[Start Source material]

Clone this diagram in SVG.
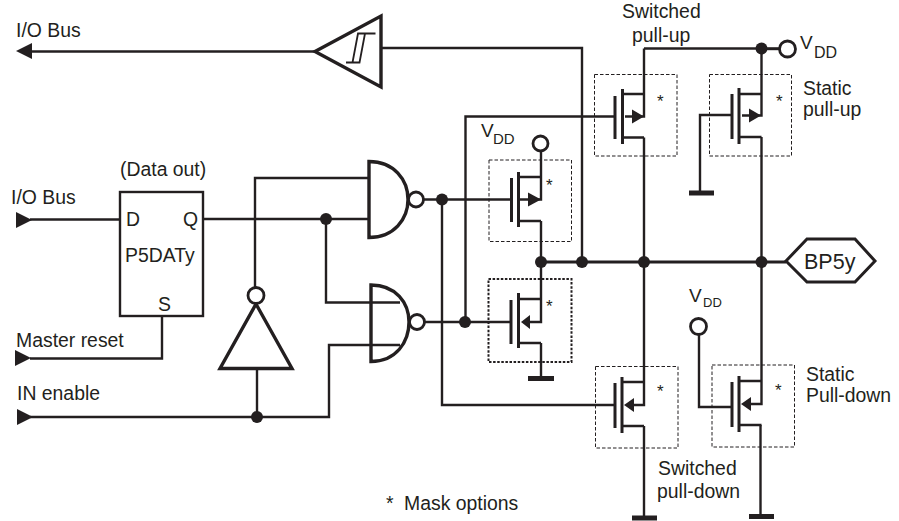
<svg xmlns="http://www.w3.org/2000/svg" width="899" height="521" viewBox="0 0 899 521">
<style>
text{font-family:"Liberation Sans",Arial,sans-serif;font-size:19.4px;fill:#231f20}
.sm{font-size:15px}
.v{font-size:19px}
.st{font-size:17px}
.w{fill:none;stroke:#231f20;stroke-width:2.4}
.g{fill:#fff;stroke:#231f20;stroke-width:3.4;stroke-linejoin:miter}
.b{fill:#fff;stroke:#231f20;stroke-width:2.8}
.d{fill:#231f20;stroke:none}
.m{fill:none;stroke:#231f20;stroke-width:1;stroke-dasharray:3.5 2}
.mb{fill:none;stroke:#231f20;stroke-width:2;stroke-dasharray:2.5 1.6}
.pl{fill:none;stroke:#231f20;stroke-width:3}
.gnd{fill:none;stroke:#231f20;stroke-width:5}
</style>
<rect width="899" height="521" fill="#fff"/>
<g id="connectors">
<path class="w" d="M315 51.500H30"/><polygon class="d" points="16,51 32,43 32,59"/>
<path class="w" d="M381 48H582V262"/>
<path class="w" d="M30 219.500H120"/><polygon class="d" points="32,220 16,212 16,228"/>
<path class="w" d="M203 219H369"/>
<path class="w" d="M255 288V178H369"/>
<path class="w" d="M326 219V302.500H400"/>
<path class="w" d="M30 358.500H162V316"/><polygon class="d" points="31,358 15,350 15,366"/>
<path class="w" d="M30 417H329V345H400"/><polygon class="d" points="33,417 17,409 17,425"/>
<path class="w" d="M257 368V417"/>
<path class="w" d="M424 199.500H511"/>
<path class="w" d="M442 199.500V405H615"/>
<path class="w" d="M425 322H511"/>
<path class="w" d="M465.500 322V116.500H615"/>
<path class="pl" d="M541 262H786"/>
<path class="w" d="M541 151V199.500H520"/>
<path class="w" d="M541 221V322H530"/>
<path class="w" d="M541 343V378"/>
<path class="w" d="M644 48.500V116.500H625"/>
<path class="w" d="M644 48.500H780"/>
<path class="w" d="M644 137.500V405H634"/>
<path class="w" d="M644 426V518"/>
<path class="w" d="M761.500 48.500V115.500H742"/>
<path class="w" d="M761.500 137V404H751"/>
<path class="w" d="M760.500 425V516"/>
<path class="w" d="M732 115H700V192"/>
<path class="w" d="M732 407H699V334"/>
<circle class="d" cx="326" cy="219" r="6"/>
<circle class="d" cx="257" cy="417" r="6"/>
<circle class="d" cx="442" cy="199.500" r="6"/>
<circle class="d" cx="465" cy="322" r="6"/>
<circle class="d" cx="541" cy="262" r="6"/>
<circle class="d" cx="582" cy="262" r="6"/>
<circle class="d" cx="644" cy="262" r="6"/>
<circle class="d" cx="761.500" cy="262" r="6"/>
<circle class="d" cx="761.500" cy="48.500" r="6"/>
</g>
<g id="schmitt-buffer">
<polygon class="g" points="315,51.500 381,16 381,87"/>
<path fill="none" stroke="#231f20" stroke-width="1.8" d="M375.500 33.500H358L352.500 62.500H346M365 33.500L359.500 62.500H352.500"/>
</g>
<g id="label-io-out"><text x="16" y="37">I/O Bus</text></g>
<g id="label-io-in"><text x="11" y="204">I/O Bus</text></g>
<g id="label-data-out"><text x="120" y="176">(Data out)</text></g>
<g id="label-master-reset"><text x="16" y="347">Master reset</text></g>
<g id="label-in-enable"><text x="17" y="400">IN enable</text></g>
<g id="p5daty">
<rect x="120" y="192" width="83" height="124" fill="#fff" stroke="#231f20" stroke-width="2.400"/>
<text x="126" y="226">D</text><text x="183" y="226">Q</text><text x="125" y="262">P5DATy</text><text x="158" y="311">S</text>
</g>
<g id="nand-1">
<path class="g" d="M369 161.500C394 161.500 408 180 408 199.500C408 219 394 237.500 369 237.500Z"/>
<circle class="b" cx="416" cy="199.500" r="7.500"/>
</g>
<g id="nand-2">
<path class="g" style="fill:none" d="M371 285C396 285 409 303 409 322C409 342 396 361.500 371 361.500Z"/>
<circle class="b" cx="417" cy="322" r="7.500"/>
</g>
<g id="inverter">
<polygon class="g" points="256,304 292,368.500 220,368.500"/>
<circle class="b" cx="256" cy="295.500" r="8"/>
</g>
<g id="m1">
<rect class="m" x="489" y="160" width="82.500" height="81.500"/>
<path class="pl" d="M511.500 178V222M518.500 172V227"/>
<path class="w" d="M518 177H541M518 221H541"/>
<polygon class="d" points="541,199.500 528,192.500 528,206.500"/>
<text class="st" x="546" y="191">*</text>
<circle class="b" cx="540.500" cy="143.500" r="7.500"/>
<text class="v" x="481" y="137">V</text><text class="sm" x="493" y="144">DD</text>
</g>
<g id="m2">
<rect class="mb" x="488.500" y="279" width="83" height="83"/>
<path class="pl" d="M511 300V344M518.500 293V348"/>
<path class="w" d="M518 299H541M518 343H541"/>
<polygon class="d" points="521,322 530,315 530,329"/>
<text class="st" x="546" y="312">*</text>
<path class="gnd" d="M528 378.500H554"/>
</g>
<g id="m3">
<rect class="m" x="594.500" y="74.500" width="82.500" height="81.500"/>
<path class="pl" d="M615 96V139M622.500 89V144"/>
<path class="w" d="M622 94H644M622 137.500H644"/>
<polygon class="d" points="644,116.500 632,109.500 632,123.500"/>
<text class="st" x="657" y="107">*</text>
</g>
<g id="m4">
<rect class="m" x="709.500" y="74.500" width="82" height="81.500"/>
<path class="pl" d="M732 94V139M739 88V144"/>
<path class="w" d="M739 94H761.500M739 137H761.500"/>
<polygon class="d" points="761,115.500 749,108.500 749,122.500"/>
<text class="st" x="776" y="107">*</text>
<path class="gnd" d="M689 193H714"/>
<path class="w" d="M767 49H780"/>
<circle class="b" cx="787.500" cy="49" r="8"/>
<text class="v" x="800" y="49">V</text><text class="v" style="font-size:16px" x="814" y="58">DD</text>
</g>
<g id="m5">
<rect class="m" x="595.500" y="366.500" width="82.500" height="81.500"/>
<path class="pl" d="M615 383V428M622 377V433"/>
<path class="w" d="M622 382H644M622 426H644"/>
<polygon class="d" points="624,405 634,398 634,412"/>
<text class="st" x="657" y="397">*</text>
<path class="gnd" d="M632 518H657"/>
</g>
<g id="m6">
<rect class="m" x="712" y="365" width="82.500" height="82"/>
<path class="pl" d="M732 382V427M739 376V432"/>
<path class="w" d="M739 381H761.500M739 425H761.500"/>
<polygon class="d" points="741,404 751,397 751,411"/>
<text class="st" x="775" y="396">*</text>
<path class="gnd" d="M749 516.500H774"/>
<circle class="b" cx="698.500" cy="326.500" r="8"/>
<text class="v" x="689" y="302">V</text><text class="sm" style="font-size:13px" x="703" y="307">DD</text>
</g>
<g id="bp5y">
<polygon fill="#fff" stroke="#231f20" stroke-width="3" points="786,261 807,239 855,239 875,261 855,282 807,282"/>
<text style="font-size:21.5px" x="804" y="269">BP5y</text>
</g>
<g id="label-switched-up"><text x="622" y="18">Switched</text><text x="632" y="42">pull-up</text></g>
<g id="label-static-up"><text x="803" y="95">Static</text><text x="803" y="116">pull-up</text></g>
<g id="label-static-down"><text x="806" y="381">Static</text><text x="806" y="402">Pull-down</text></g>
<g id="label-switched-down"><text x="658" y="475">Switched</text><text x="657" y="498">pull-down</text></g>
<g id="label-mask"><text x="386" y="510">*</text><text x="404" y="510">Mask options</text></g>
</svg>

[End Source material]

**Exercise**
The data above needs to be retyped exactly, with the images left out.

**Reply**
Clone this diagram in SVG.
<svg xmlns="http://www.w3.org/2000/svg" width="899" height="521" viewBox="0 0 899 521">
<style>
text{font-family:"Liberation Sans",Arial,sans-serif;font-size:19.4px;fill:#231f20}
.sm{font-size:15px}
.v{font-size:19px}
.st{font-size:17px}
.w{fill:none;stroke:#231f20;stroke-width:2.4}
.g{fill:#fff;stroke:#231f20;stroke-width:3.4;stroke-linejoin:miter}
.b{fill:#fff;stroke:#231f20;stroke-width:2.8}
.d{fill:#231f20;stroke:none}
.m{fill:none;stroke:#231f20;stroke-width:1;stroke-dasharray:3.5 2}
.mb{fill:none;stroke:#231f20;stroke-width:2;stroke-dasharray:2.5 1.6}
.pl{fill:none;stroke:#231f20;stroke-width:3}
.gnd{fill:none;stroke:#231f20;stroke-width:5}
</style>
<rect width="899" height="521" fill="#fff"/>
<g id="connectors">
<path class="w" d="M315 51.500H30"/><polygon class="d" points="16,51 32,43 32,59"/>
<path class="w" d="M381 48H582V262"/>
<path class="w" d="M30 219.500H120"/><polygon class="d" points="32,220 16,212 16,228"/>
<path class="w" d="M203 219H369"/>
<path class="w" d="M255 288V178H369"/>
<path class="w" d="M326 219V302.500H400"/>
<path class="w" d="M30 358.500H162V316"/><polygon class="d" points="31,358 15,350 15,366"/>
<path class="w" d="M30 417H329V345H400"/><polygon class="d" points="33,417 17,409 17,425"/>
<path class="w" d="M257 368V417"/>
<path class="w" d="M424 199.500H511"/>
<path class="w" d="M442 199.500V405H615"/>
<path class="w" d="M425 322H511"/>
<path class="w" d="M465.500 322V116.500H615"/>
<path class="pl" d="M541 262H786"/>
<path class="w" d="M541 151V199.500H520"/>
<path class="w" d="M541 221V322H530"/>
<path class="w" d="M541 343V378"/>
<path class="w" d="M644 48.500V116.500H625"/>
<path class="w" d="M644 48.500H780"/>
<path class="w" d="M644 137.500V405H634"/>
<path class="w" d="M644 426V518"/>
<path class="w" d="M761.500 48.500V115.500H742"/>
<path class="w" d="M761.500 137V404H751"/>
<path class="w" d="M760.500 425V516"/>
<path class="w" d="M732 115H700V192"/>
<path class="w" d="M732 407H699V334"/>
<circle class="d" cx="326" cy="219" r="6"/>
<circle class="d" cx="257" cy="417" r="6"/>
<circle class="d" cx="442" cy="199.500" r="6"/>
<circle class="d" cx="465" cy="322" r="6"/>
<circle class="d" cx="541" cy="262" r="6"/>
<circle class="d" cx="582" cy="262" r="6"/>
<circle class="d" cx="644" cy="262" r="6"/>
<circle class="d" cx="761.500" cy="262" r="6"/>
<circle class="d" cx="761.500" cy="48.500" r="6"/>
</g>
<g id="schmitt-buffer">
<polygon class="g" points="315,51.500 381,16 381,87"/>
<path fill="none" stroke="#231f20" stroke-width="1.8" d="M375.500 33.500H358L352.500 62.500H346M365 33.500L359.500 62.500H352.500"/>
</g>
<g id="label-io-out"><text x="16" y="37">I/O Bus</text></g>
<g id="label-io-in"><text x="11" y="204">I/O Bus</text></g>
<g id="label-data-out"><text x="120" y="176">(Data out)</text></g>
<g id="label-master-reset"><text x="16" y="347">Master reset</text></g>
<g id="label-in-enable"><text x="17" y="400">IN enable</text></g>
<g id="p5daty">
<rect x="120" y="192" width="83" height="124" fill="#fff" stroke="#231f20" stroke-width="2.400"/>
<text x="126" y="226">D</text><text x="183" y="226">Q</text><text x="125" y="262">P5DATy</text><text x="158" y="311">S</text>
</g>
<g id="nand-1">
<path class="g" d="M369 161.500C394 161.500 408 180 408 199.500C408 219 394 237.500 369 237.500Z"/>
<circle class="b" cx="416" cy="199.500" r="7.500"/>
</g>
<g id="nand-2">
<path class="g" style="fill:none" d="M371 285C396 285 409 303 409 322C409 342 396 361.500 371 361.500Z"/>
<circle class="b" cx="417" cy="322" r="7.500"/>
</g>
<g id="inverter">
<polygon class="g" points="256,304 292,368.500 220,368.500"/>
<circle class="b" cx="256" cy="295.500" r="8"/>
</g>
<g id="m1">
<rect class="m" x="489" y="160" width="82.500" height="81.500"/>
<path class="pl" d="M511.500 178V222M518.500 172V227"/>
<path class="w" d="M518 177H541M518 221H541"/>
<polygon class="d" points="541,199.500 528,192.500 528,206.500"/>
<text class="st" x="546" y="191">*</text>
<circle class="b" cx="540.500" cy="143.500" r="7.500"/>
<text class="v" x="481" y="137">V</text><text class="sm" x="493" y="144">DD</text>
</g>
<g id="m2">
<rect class="mb" x="488.500" y="279" width="83" height="83"/>
<path class="pl" d="M511 300V344M518.500 293V348"/>
<path class="w" d="M518 299H541M518 343H541"/>
<polygon class="d" points="521,322 530,315 530,329"/>
<text class="st" x="546" y="312">*</text>
<path class="gnd" d="M528 378.500H554"/>
</g>
<g id="m3">
<rect class="m" x="594.500" y="74.500" width="82.500" height="81.500"/>
<path class="pl" d="M615 96V139M622.500 89V144"/>
<path class="w" d="M622 94H644M622 137.500H644"/>
<polygon class="d" points="644,116.500 632,109.500 632,123.500"/>
<text class="st" x="657" y="107">*</text>
</g>
<g id="m4">
<rect class="m" x="709.500" y="74.500" width="82" height="81.500"/>
<path class="pl" d="M732 94V139M739 88V144"/>
<path class="w" d="M739 94H761.500M739 137H761.500"/>
<polygon class="d" points="761,115.500 749,108.500 749,122.500"/>
<text class="st" x="776" y="107">*</text>
<path class="gnd" d="M689 193H714"/>
<path class="w" d="M767 49H780"/>
<circle class="b" cx="787.500" cy="49" r="8"/>
<text class="v" x="800" y="49">V</text><text class="v" style="font-size:16px" x="814" y="58">DD</text>
</g>
<g id="m5">
<rect class="m" x="595.500" y="366.500" width="82.500" height="81.500"/>
<path class="pl" d="M615 383V428M622 377V433"/>
<path class="w" d="M622 382H644M622 426H644"/>
<polygon class="d" points="624,405 634,398 634,412"/>
<text class="st" x="657" y="397">*</text>
<path class="gnd" d="M632 518H657"/>
</g>
<g id="m6">
<rect class="m" x="712" y="365" width="82.500" height="82"/>
<path class="pl" d="M732 382V427M739 376V432"/>
<path class="w" d="M739 381H761.500M739 425H761.500"/>
<polygon class="d" points="741,404 751,397 751,411"/>
<text class="st" x="775" y="396">*</text>
<path class="gnd" d="M749 516.500H774"/>
<circle class="b" cx="698.500" cy="326.500" r="8"/>
<text class="v" x="689" y="302">V</text><text class="sm" style="font-size:13px" x="703" y="307">DD</text>
</g>
<g id="bp5y">
<polygon fill="#fff" stroke="#231f20" stroke-width="3" points="786,261 807,239 855,239 875,261 855,282 807,282"/>
<text style="font-size:21.5px" x="804" y="269">BP5y</text>
</g>
<g id="label-switched-up"><text x="622" y="18">Switched</text><text x="632" y="42">pull-up</text></g>
<g id="label-static-up"><text x="803" y="95">Static</text><text x="803" y="116">pull-up</text></g>
<g id="label-static-down"><text x="806" y="381">Static</text><text x="806" y="402">Pull-down</text></g>
<g id="label-switched-down"><text x="658" y="475">Switched</text><text x="657" y="498">pull-down</text></g>
<g id="label-mask"><text x="386" y="510">*</text><text x="404" y="510">Mask options</text></g>
</svg>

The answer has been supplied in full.